The report finds that remaining closed forests in Venezuela enjoy the highest level of official protection, with 63% in protected areas. No other country protects more than 30% of its remaining closed forests.

Among the 15 key countries identified in the report, Russia has the lowest level of protection with just 2%. Mexico came in second, protecting 3% of its forests, and China, which currently protects 3.6% of its intact forests, ranked third.

In North America, Canada protects 7.4% of its remaining forests, which cover just over 37% of its land area. In the United States, where about 25% of the country is under closed forests, just 6.7% of forested land is protected.

The finding comes as US President George W. Bush considers overturning the sweeping forest protections installed by his predecessor. The Bush administration is expected to decide within weeks whether to revamp or even discard a rule protecting remaining roadless areas of US national forests.

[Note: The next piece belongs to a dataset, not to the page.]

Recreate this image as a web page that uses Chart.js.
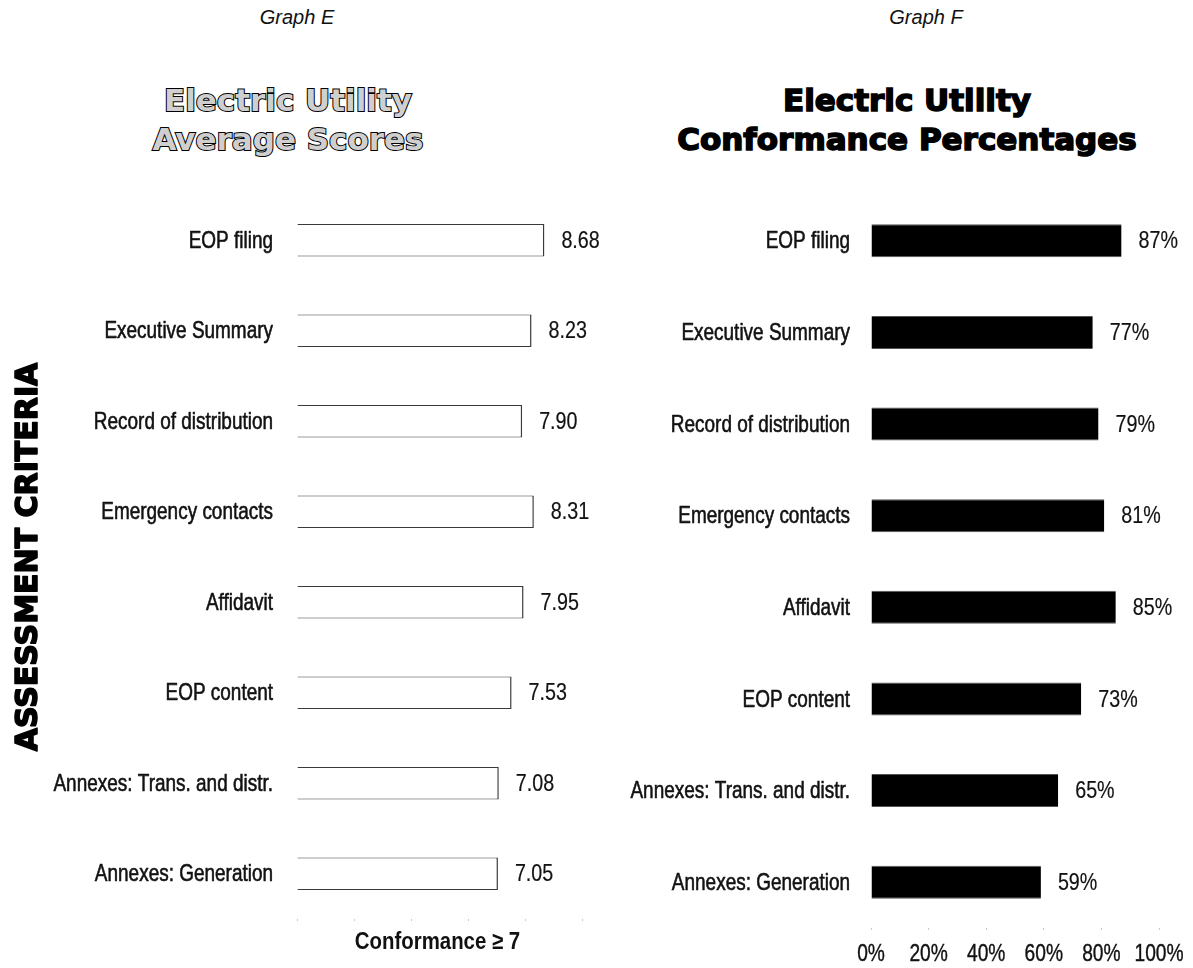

The UNEP report calls on governments in the key 15 countries to draft action plans detailing how they propose to conserve their remaining closed forests. The level of protected areas also need to be sharply increased, and backed by tougher policing of such sites including crackdowns on smuggling and poaching of trees and wildlife.

The report also calls for road and dam construction to be subject to "rigorous scrutiny", and recommends that conversions of forest land to other uses only be allowed after other alternatives are exhausted.

Wealthy countries should invest in the protection of the last remaining closed forests situated in poorer countries, the report notes. Debt for nature swaps, in which developing country debts are reduced by industrialised countries in return for closed forest protection, should be vigorously encouraged, the report recommends.

Later this year, UNEP plans to publish a Strategy on Global Forest Assessment and Monitoring which will outline other actions the organisation will be taking in support of forest conservation.